His political career in Englewood probably was inevitable, but he did not see it coming. “One of the reasons I moved to New Jersey was that my political life was so overwhelming in New York, and I wanted the separation,” he said. “But after I was here for about four or five years, hearing about problems at Shabbos table after Shabbos table, I would say. ‘Why don’t you guys go to council meetings?’ ‘Why don’t you do this?’ ‘Why don’t you do that?’ So when there was a vacancy in the Second Ward, everybody came running to me, saying, ‘You have all these great ideas, so why don’t you run?
“And then all of a sudden I am running.
“I ended up getting 68 percent of the vote, and next thing you know I am on the city council.” He was elected in 2010 for the first time and is now in his third term.
When he was sworn in, all the parts of Michael Cohen’s life came together. “My political folks from New York wanted to be there, so you had many members of the New York City Council, the New York State Senate and State Assembly coming to Englewood for my swearing in.
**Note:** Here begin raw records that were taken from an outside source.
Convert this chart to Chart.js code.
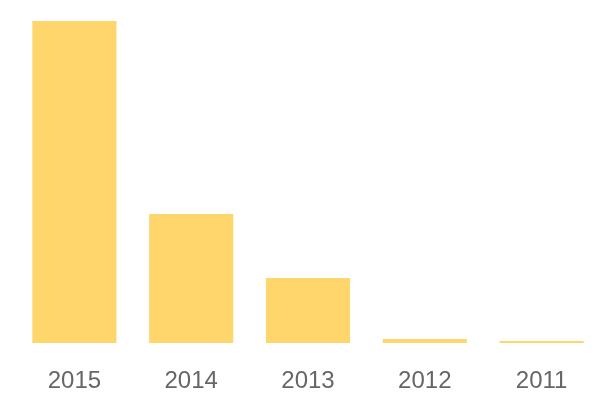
<!DOCTYPE html>
<html><head><meta charset="utf-8">
<script src="https://cdn.jsdelivr.net/npm/chart.js@4/dist/chart.umd.min.js"></script>
<style>html,body{margin:0;padding:0;background:#fff}#w{width:600px;height:400px}</style>
</head><body><div id="w"><canvas id="c"></canvas></div>
<script>
const categories = ["2015", "2014", "2013", "2012", "2011"];
const values = [322, 129, 65, 4, 2];
new Chart(document.getElementById('c'), {
  type: 'bar',
  data: { labels: categories, datasets: [{ data: values, backgroundColor: 'rgb(255,214,107)', borderWidth: 0 }] },
  options: {
    responsive: true, maintainAspectRatio: false, animation: false,
    layout: { padding: { left: 16, right: 0, top: 21, bottom: 0 } },
    plugins: { legend: { display: false }, tooltip: { enabled: false } },
    scales: {
      x: { grid: { display: false, drawTicks: false }, border: { display: false },
           categoryPercentage: 0.72, barPercentage: 1,
           afterFit: (s) => { s.height = 57; },
           ticks: { color: '#666', padding: 24, maxRotation: 0, font: { family: 'Liberation Sans, Arial, sans-serif', size: 24 } } },
      y: { display: false, min: 0, max: 322 }
    }
  }
});
</script></body></html>
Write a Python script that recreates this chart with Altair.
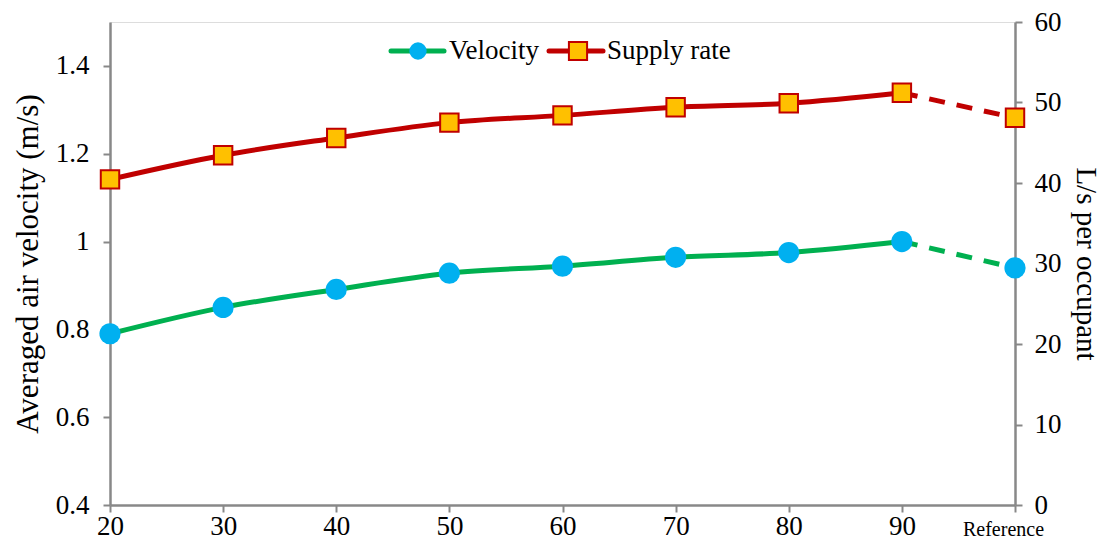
import altair as alt
import pandas as pd

# ---- data ----
x_pos = [20, 30, 40, 50, 60, 70, 80, 90, 100]
x_labels = ["20", "30", "40", "50", "60", "70", "80", "90", "Reference"]
velocity = [0.79, 0.85, 0.891, 0.928, 0.944, 0.964, 0.975, 1.0, 0.94]
supply = [40.45, 43.45, 45.6, 47.5, 48.4, 49.4, 49.9, 51.2, 48.1]

df = pd.DataFrame({"x": x_pos, "label": x_labels, "velocity": velocity, "supply": supply})
df_solid = df[df["x"] <= 90]
df_dash = df[df["x"] >= 90]

FONT = "Liberation Serif"
GREEN = "#00B050"
BLUE = "#00B0F0"
RED = "#C00000"
ORANGE = "#FFC000"
AXIS_GREY = "#888888"

common_axis = dict(
    labelFont=FONT,
    titleFont=FONT,
    labelColor="black",
    titleColor="black",
    domainColor=AXIS_GREY,
    domainWidth=2.5,
    tickColor=AXIS_GREY,
    tickWidth=2,
    grid=False,
    tickSize=7,
)

x_enc = alt.X(
    "x:Q",
    scale=alt.Scale(domain=[20, 100], nice=False, zero=False),
    axis=alt.Axis(
        values=x_pos,
        labelExpr="datum.value == 100 ? 'Reference' : datum.label",
        labelFontSize={"condition": {"test": "datum.value == 100", "value": 20}, "value": 27},
        labelOffset={"condition": {"test": "datum.value == 100", "value": -12}, "value": 0},
        labelBaseline={"condition": {"test": "datum.value == 100", "value": "line-top"}, "value": "top"},
        labelLineHeight=32,
        labelPadding=1,
        labelFlush=False,
        title=None,
        **common_axis,
    ),
)

vy_scale = alt.Scale(domain=[0.4, 1.5], nice=False, zero=False)
vy_axis = alt.Axis(
    values=[0.4, 0.6, 0.8, 1.0, 1.2, 1.4],
    labelExpr="datum.value == 1 ? '1' : format(datum.value, '.1f')",
    labelFontSize=27,
    labelPadding=14,
    title="Averaged air velocity (m/s)",
    titleFontSize=31,
    titleFontWeight="normal",
    titlePadding=11,
    orient="left",
    **common_axis,
)

sy_scale = alt.Scale(domain=[0, 60], nice=False)
sy_axis = alt.Axis(
    values=[0, 10, 20, 30, 40, 50, 60],
    labelFontSize=27,
    labelPadding=12,
    title="L/s per occupant",
    titleFontSize=29,
    titleFontWeight="normal",
    titlePadding=9,
    orient="right",
    **common_axis,
)

base = alt.Chart(df)

v_solid = alt.Chart(df_solid).mark_line(color=GREEN, strokeWidth=5, interpolate="monotone").encode(
    x=x_enc, y=alt.Y("velocity:Q", scale=vy_scale, axis=vy_axis)
)
v_dash = alt.Chart(df_dash).mark_line(color=GREEN, strokeWidth=5, strokeDash=[16, 12]).encode(
    x=x_enc, y=alt.Y("velocity:Q", scale=vy_scale, axis=vy_axis)
)
v_pts = base.mark_point(shape="circle", filled=True, color=BLUE, size=450, opacity=1).encode(
    x=x_enc, y=alt.Y("velocity:Q", scale=vy_scale, axis=vy_axis)
)
vel_layer = alt.layer(v_solid, v_dash, v_pts)

s_solid = alt.Chart(df_solid).mark_line(color=RED, strokeWidth=5, interpolate="monotone").encode(
    x=x_enc, y=alt.Y("supply:Q", scale=sy_scale, axis=sy_axis)
)
s_dash = alt.Chart(df_dash).mark_line(color=RED, strokeWidth=5, strokeDash=[16, 12]).encode(
    x=x_enc, y=alt.Y("supply:Q", scale=sy_scale, axis=sy_axis)
)
s_pts = base.mark_point(shape="square", filled=True, fill=ORANGE, stroke=RED, strokeWidth=2,
                        size=340, opacity=1).encode(
    x=x_enc, y=alt.Y("supply:Q", scale=sy_scale, axis=sy_axis)
)
sup_layer = alt.layer(s_solid, s_dash, s_pts)

# ---- manual legend ----
leg = alt.Chart(pd.DataFrame({"a": [0]}))
ly = 29
leg_v_line = leg.mark_rule(color=GREEN, strokeWidth=5, strokeCap="round").encode(
    x=alt.value(281), x2=alt.value(334), y=alt.value(ly))
leg_v_pt = leg.mark_point(shape="circle", filled=True, color=BLUE, size=300, opacity=1).encode(
    x=alt.value(308), y=alt.value(ly))
leg_v_txt = leg.mark_text(text="Velocity", font=FONT, fontSize=27, align="left", baseline="middle",
                          color="black").encode(x=alt.value(339), y=alt.value(ly))
leg_s_line = leg.mark_rule(color=RED, strokeWidth=5, strokeCap="round").encode(
    x=alt.value(439), x2=alt.value(493), y=alt.value(ly))
leg_s_pt = leg.mark_point(shape="square", filled=True, fill=ORANGE, stroke=RED, strokeWidth=2,
                          size=330, opacity=1).encode(x=alt.value(468), y=alt.value(ly))
leg_s_txt = leg.mark_text(text="Supply rate", font=FONT, fontSize=27, align="left", baseline="middle",
                          color="black").encode(x=alt.value(497), y=alt.value(ly))
legend_layer = alt.layer(leg_v_line, leg_v_pt, leg_v_txt, leg_s_line, leg_s_pt, leg_s_txt)

chart = (
    alt.layer(vel_layer, sup_layer, legend_layer)
    .resolve_scale(y="independent")
    .properties(
        width=905,
        height=483,
        autosize=alt.AutoSizeParams(type="none"),
        padding={"left": 102, "top": 14, "right": 89, "bottom": 35},
    )
    .configure_view(stroke="black", strokeWidth=1.5)
    .configure(background="white")
)

chart.save("out.html", embed_options={"renderer": "svg", "actions": False})
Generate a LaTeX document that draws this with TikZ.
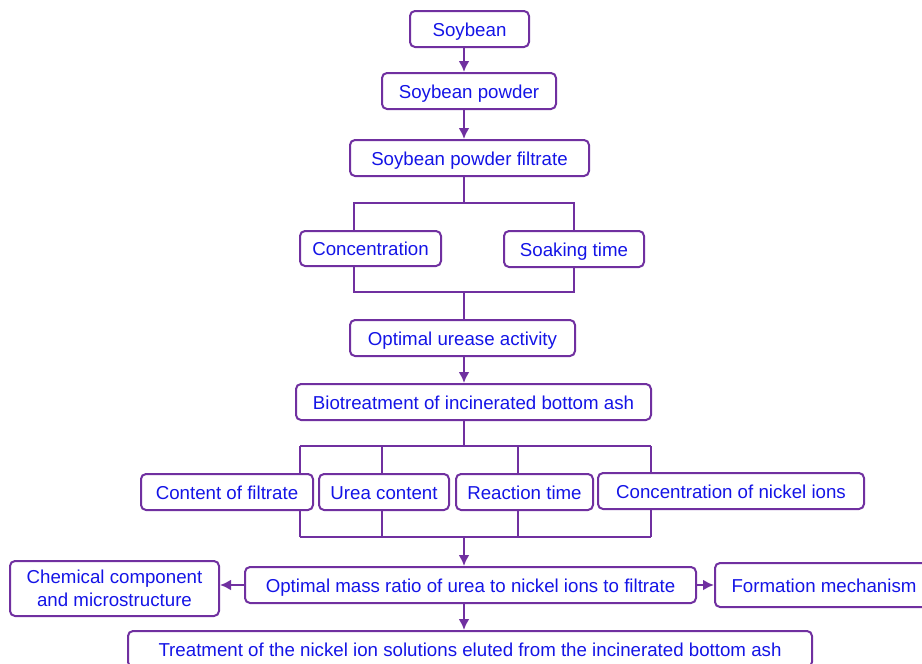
\documentclass[tikz,border=0pt]{standalone}
\usepackage{fontspec}
\setmainfont{Liberation Sans}
\usetikzlibrary{arrows.meta}
\definecolor{boxpurple}{RGB}{112,48,160}
\definecolor{txtblue}{RGB}{20,20,230}
\tikzset{
  box/.style={draw=boxpurple,line width=2pt,rounded corners=5pt,text=txtblue,minimum height=36pt,inner sep=0pt,align=center,text height=18pt,text depth=4pt},
  ln/.style={draw=boxpurple,line width=2.2pt},
  arr/.style={ln,-{Latex[length=11pt,width=11pt]}}
}
\begin{document}
\begin{tikzpicture}[x=1pt,y=-1pt,font=\fontsize{18.7}{23}\selectfont]
\useasboundingbox (0,0) rectangle (922,664);
% main chain
\node[box,minimum width=119pt](soy) at (469.5,29){Soybean};
\node[box,minimum width=174pt](pow) at (469,91){Soybean powder};
\node[box,minimum width=239pt](filt) at (469.5,158){Soybean powder filtrate};
\node[box,minimum width=141pt,minimum height=35pt](conc) at (370.5,248.5){Concentration};
\node[box,minimum width=140pt](soak) at (574,249){Soaking time};
\node[box,minimum width=225pt](urease) at (462.5,338){Optimal urease activity};
\node[box,minimum width=355pt](bio) at (473.5,402){Biotreatment of incinerated bottom ash};
% factors
\node[box,minimum width=172pt](cfil) at (227,492){Content of filtrate};
\node[box,minimum width=130pt](urea) at (384,492){Urea content};
\node[box,minimum width=137pt](rtime) at (524.5,492){Reaction time};
\node[box,minimum width=266pt](nick) at (731,491){Concentration of nickel ions};
% results
\node[box,minimum width=451pt](ratio) at (470.5,585){Optimal mass ratio of urea to nickel ions to filtrate};
\node[box,minimum width=209pt,minimum height=55pt,text height=,text depth=](chem) at (114.5,588.5){Chemical component\\and microstructure};
\node[box,minimum width=218pt,minimum height=44pt](form) at (824,585){Formation mechanism};
\node[box,minimum width=684pt](treat) at (470,649){Treatment of the nickel ion solutions eluted from the incinerated bottom ash};
% spine and branch points
\coordinate(sp) at (464,0);
\coordinate(t1) at (464,203);
\coordinate(b1) at (464,292);
\coordinate(l1) at (354,0);
\coordinate(t2) at (464,446);
\coordinate(b2) at (464,537);
\draw[arr](soy.south-|sp)--(pow.north-|sp);
\draw[arr](pow.south-|sp)--(filt.north-|sp);
\draw[ln](filt.south-|sp)--(t1);
\draw[ln](conc.north-|l1)|-(soak.north|-t1)--(soak.north);
\draw[ln](conc.south-|l1)|-(soak.south|-b1)--(soak.south);
\draw[ln](b1)--(urease.north-|sp);
\draw[arr](urease.south-|sp)--(bio.north-|sp);
\draw[ln](bio.south-|sp)--(t2);
\draw[ln](300,446)--(651,446);
\draw[ln](300,537)--(651,537);
\foreach \n/\x in {cfil/300,urea/382,rtime/518,nick/651}{
  \draw[ln](\n.north-|\x,0)--(\x,446);
  \draw[ln](\n.south-|\x,0)--(\x,537);
}
\draw[arr](b2)--(ratio.north-|sp);
\draw[arr](ratio.west)--(chem.east|-ratio.west);
\draw[arr](ratio.east)--(form.west);
\draw[arr](ratio.south-|sp)--(treat.north-|sp);
\end{tikzpicture}
\end{document}
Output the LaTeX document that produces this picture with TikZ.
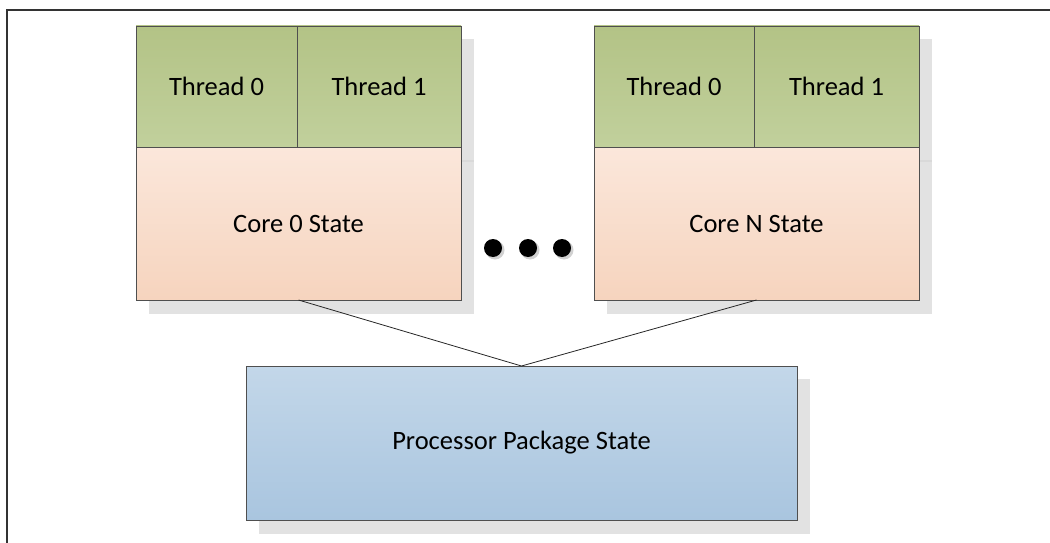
\documentclass[tikz,border=0pt]{standalone}
\usepackage{fontspec}
\setmainfont{Carlito}
\usetikzlibrary{positioning}
\definecolor{edgec}{HTML}{4F4F4F}
\definecolor{shadowc}{HTML}{E2E2E2}
\definecolor{greentop}{HTML}{B3C386}
\definecolor{greenbot}{HTML}{C1D09C}
\definecolor{peachtop}{HTML}{FBE7DB}
\definecolor{peachbot}{HTML}{F6D4BE}
\definecolor{bluetop}{HTML}{C3D7E9}
\definecolor{bluebot}{HTML}{A9C5DF}
\begin{document}
\begin{tikzpicture}[x=1pt,y=-1pt,
  every node/.style={inner sep=0pt,outer sep=0pt,font=\fontsize{26.5}{31}\selectfont},
  box/.style={draw=edgec,line width=0.9pt,anchor=north west},
  threadbox/.style={box,top color=greentop,bottom color=greenbot,minimum height=121pt},
  corebox/.style={box,top color=peachtop,bottom color=peachbot,minimum width=325pt,minimum height=153pt},
  pkgbox/.style={box,top color=bluetop,bottom color=bluebot,minimum width=551pt,minimum height=154pt},
  dotc/.style={circle,fill=black,minimum size=18pt},
  link/.style={draw=black!85,line width=0.8pt}]
\useasboundingbox (0,0) rectangle (1050,543);
% outer frame (clipped)
\draw[line width=1.6pt,draw=black!80] (7,543) -- (7,10) -- (1050,10);
% shadows
\fill[shadowc] (149,39) rectangle (474,160);
\fill[shadowc!96!black] (149,160) rectangle (474,162);
\fill[shadowc] (149,162) rectangle (474,314);
\fill[shadowc] (607,39) rectangle (932,160);
\fill[shadowc!96!black] (607,160) rectangle (932,162);
\fill[shadowc] (607,162) rectangle (932,314);
\fill[shadowc] (259,379) rectangle (810,534);
\fill[black!18] (495,250) circle (9.5);
\fill[black!18] (530,250) circle (9.5);
\fill[black!18] (564,250) circle (9.5);
% core 0
\node[threadbox,minimum width=161pt] (t00) at (136,26) {Thread 0};
\node[threadbox,minimum width=164pt] (t01) at (297,26) {Thread 1};
\node[corebox] (c0) at (136,147) {Core 0 State};
% core N
\node[threadbox,minimum width=160pt] (tN0) at (594,26) {Thread 0};
\node[threadbox,minimum width=165pt] (tN1) at (754,26) {Thread 1};
\node[corebox] (cN) at (594,147) {Core N State};
% dots
\node[dotc] (d1) at (493,248) {};
\node[dotc] (d2) at (528,248) {};
\node[dotc] (d3) at (562,248) {};
% package
\node[pkgbox] (pkg) at (246,366) {Processor Package State};
% connectors
\draw[link] (c0.south) -- (pkg.north);
\draw[link] (cN.south) -- (pkg.north);
\end{tikzpicture}
\end{document}
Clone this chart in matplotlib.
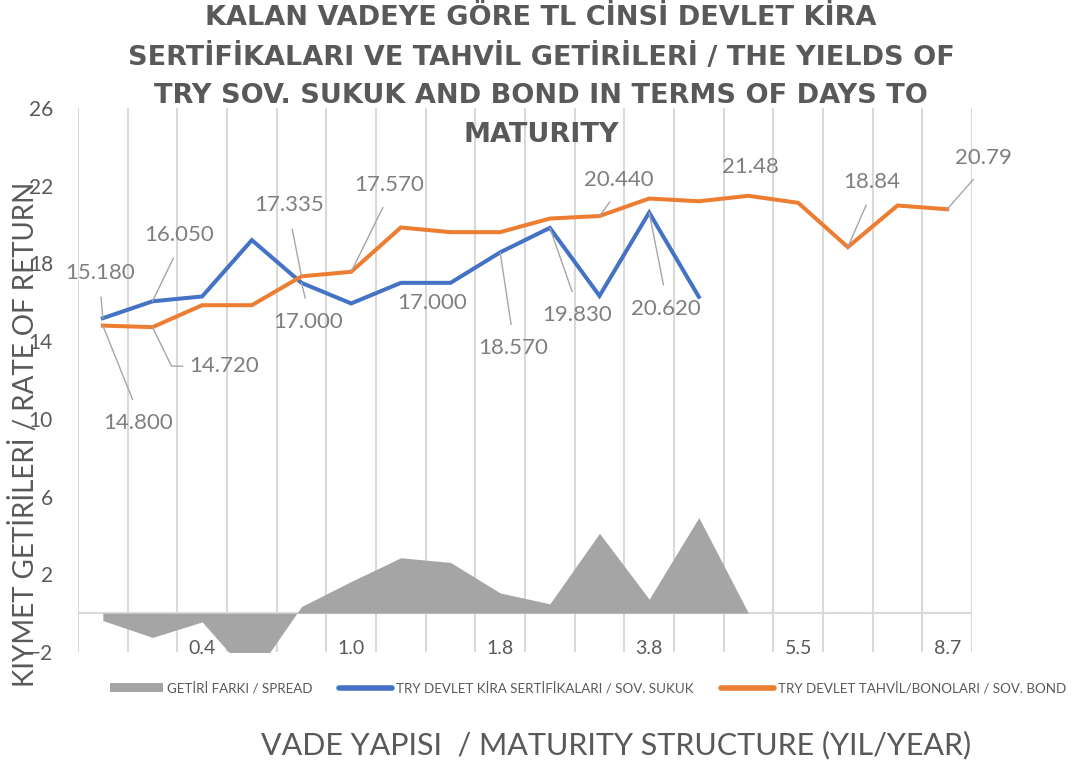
import matplotlib
matplotlib.use("Agg")
import matplotlib.pyplot as plt
from matplotlib.patches import Patch
from matplotlib.lines import Line2D
import numpy as np

plt.rcParams['font.family'] = ['Lato', 'DejaVu Sans']

# categories (only every third one is labelled on the axis)
x_labels = ["", "", "0.4", "", "", "1.0", "", "", "1.8", "", "", "3.8",
            "", "", "5.5", "", "", "8.7"]

bond = [14.80, 14.72, 15.85, 15.85, 17.335, 17.57, 19.85, 19.61, 19.61, 20.31,
        20.44, 21.34, 21.20, 21.48, 21.12, 18.84, 20.98, 20.79]
sukuk = [15.18, 16.05, 16.30, 19.20, 17.00, 15.94, 17.00, 17.00, 18.57, 19.83,
         16.33, 20.62, 16.28]
spread = [-0.38, -1.25, -0.45, -3.35, 0.34, 1.63, 2.85, 2.61, 1.04, 0.48,
          4.11, 0.72, 4.92, 0.0]

# data labels: index, text, offset of text centre (px), leader on/off
sukuk_lbl = [(0, "15.180", (-3, 45), True),
             (1, "16.050", (27, 66), True),
             (4, "17.000", (7, -39), True),
             (6, "17.000", (31, -20), False),
             (8, "18.570", (13, -96), True),
             (9, "19.830", (27, -87), True),
             (11, "20.620", (17, -96), True)]
bond_lbl = [(0, "14.800", (35, -97), True),
            (1, "14.720", (72, -39), "elbow"),
            (4, "17.335", (-12, 71), True),
            (5, "17.570", (38, 87), True),
            (10, "20.440", (19, 36), True),
            (13, "21.48", (2, 29), False),
            (15, "18.84", (24, 65), True),
            (17, "20.79", (36, 51), True)]

c_blue = "#4472C4"
c_orange = "#ED7D31"
c_gray = "#A5A5A5"
c_text = "#595959"
c_lbl = "#7F7F7F"
c_grid = "#D9D9D9"

fig = plt.figure(figsize=(10.73, 7.67), dpi=100)
ax = fig.add_axes([78/1073, 1-652/767, 894/1073, 544/767])

xb = np.arange(len(bond))
xs = np.arange(len(sukuk))
xa = np.arange(len(spread))

ax.fill_between(xa, 0, spread, color=c_gray, lw=0, zorder=2)
ax.plot(xs, sukuk, color=c_blue, lw=2.9, zorder=3, solid_joinstyle="miter")
ax.plot(xb, bond, color=c_orange, lw=2.9, zorder=4, solid_joinstyle="miter")
ax.axhline(0, color=c_grid, lw=1.5, zorder=1)

ax.set_xlim(-0.5, len(bond) - 0.5)
ax.set_ylim(-2, 26)
ax.set_yticks(np.arange(-2, 27, 4))
ax.set_xticks(xb)
ax.set_xticklabels(x_labels)
ax.set_xticks(np.arange(-0.5, len(bond), 1), minor=True)
ax.grid(which="minor", axis="x", color=c_grid, lw=1.5, zorder=0)
ax.tick_params(axis="y", length=0, pad=18, labelsize=15, labelcolor=c_text)
ax.tick_params(axis="x", which="both", length=0, pad=-8.5, labelsize=14,
               labelcolor=c_text)
for s in ax.spines.values():
    s.set_visible(False)


def put_labels(xs_, ys_, items):
    for i, txt, (dx, dy), lead in items:
        kw = dict(xy=(xs_[i], ys_[i]), xytext=(dx, dy), textcoords="offset pixels",
                  ha="center", va="center", fontsize=16, color=c_lbl, zorder=6)
        if lead == "elbow":
            kw["arrowprops"] = dict(arrowstyle="-", color="#A6A6A6", lw=1,
                                    shrinkA=3, shrinkB=0, relpos=(0, 0.5),
                                    connectionstyle="angle,angleA=0,angleB=-64,rad=0")
        elif lead:
            rel = (0.5, 0) if dy > 0 else (0.5, 1)
            kw["arrowprops"] = dict(arrowstyle="-", color="#A6A6A6", lw=1,
                                    shrinkA=8, shrinkB=0, relpos=rel)
        ax.annotate(txt, **kw)


put_labels(xs, sukuk, sukuk_lbl)
put_labels(xb, bond, bond_lbl)

fig.text(541/1073, 1-5/767,
         "KALAN VADEYE GÖRE TL CİNSİ DEVLET KİRA\n"
         "SERTİFİKALARI VE TAHVİL GETİRİLERİ / THE YIELDS OF\n"
         "TRY SOV. SUKUK AND BOND IN TERMS OF DAYS TO\n"
         "MATURITY",
         ha="center", va="top", fontsize=19.5, fontweight="bold",
         family="DejaVu Sans", color=c_text, linespacing=1.62)

fig.text(25/1073, 1-434/767, "KIYMET GETİRİLERİ / RATE OF RETURN",
         rotation=90, ha="center", va="center", fontsize=20, color=c_text)
fig.text(616/1073, 1-745/767, "VADE YAPISI  / MATURITY STRUCTURE (YIL/YEAR)",
         ha="center", va="center", fontsize=22, color=c_text)

handles = [Patch(facecolor=c_gray, edgecolor="none"),
           Line2D([], [], color=c_blue, lw=4, solid_capstyle="round"),
           Line2D([], [], color=c_orange, lw=4, solid_capstyle="round")]
names = ["GETİRİ FARKI / SPREAD",
         "TRY DEVLET KİRA SERTİFİKALARI / SOV. SUKUK",
         "TRY DEVLET TAHVİL/BONOLARI / SOV. BOND"]
fig.legend(handles, names, loc="center", bbox_to_anchor=(588/1073, 1-688/767),
           ncol=3, frameon=False, fontsize=9.6, labelcolor=c_text,
           handlelength=4, handleheight=0.6, handletextpad=0.3, columnspacing=2)

fig.savefig("out.png", dpi=100)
It was funny; when the mayor was about to begin the program for the swearing in, he said, ‘I don’t’ think we’ve ever had the senate majority leader from another state at one of these before.”
Michael has continued to build bridges among ethnic groups in Englewood. “The first resolution that I forwarded and passed was to make Juneteenth,” the day that commemorates the end of slavery, “an official holiday in Englewood.”
In September, Michael was able to use his relationships and his understanding of how local politics work when he shepherded a resolution through the city council rejecting the anti-Israel Boycott, Divestment and Sanctions movement. It’s a nonbinding resolution, but it is a strong statement of the community’s position. The resolution passed unanimously, with the support of the city’s ethnic communities; a similar bill already had passed the New York City Council, with Michael’s behind-the-scenes help but with much more controversy. In Englewood, community-building paid off.
Since then, with Michael’s help, similar anti-BDS resolutions have passed in Norwood, Closter, Midland Park, Little Ferry, New Milford, Bergenfield, Hawthorne, Livingston, Tenafly, Paramus, and Caldwell.
Many of Michael’s other accomplishments are the stuff of city councils everywhere — he found a way to lower taxes through greater efficiencies, he found open lines on budgets, he coordinated police overtime so officers did not have to waste time sitting around in court, instead showing up closer to when they actually were needed. He introduced automated garbage trucks, which did not cost people their jobs but did keep them from hurting themselves.
It is through such necessary, unglamorous work that a city can function; it needs both big grand gestures and detailed housekeeping.
Through his background in local politics, his alliances with the African American community and his deep rootedness in the Jewish world, and his work at the Simon Wiesenthal Center, Michael Cohen is uniquely situated to do all these things. And knowing him, he’ll do them with intensity, flair, and passion.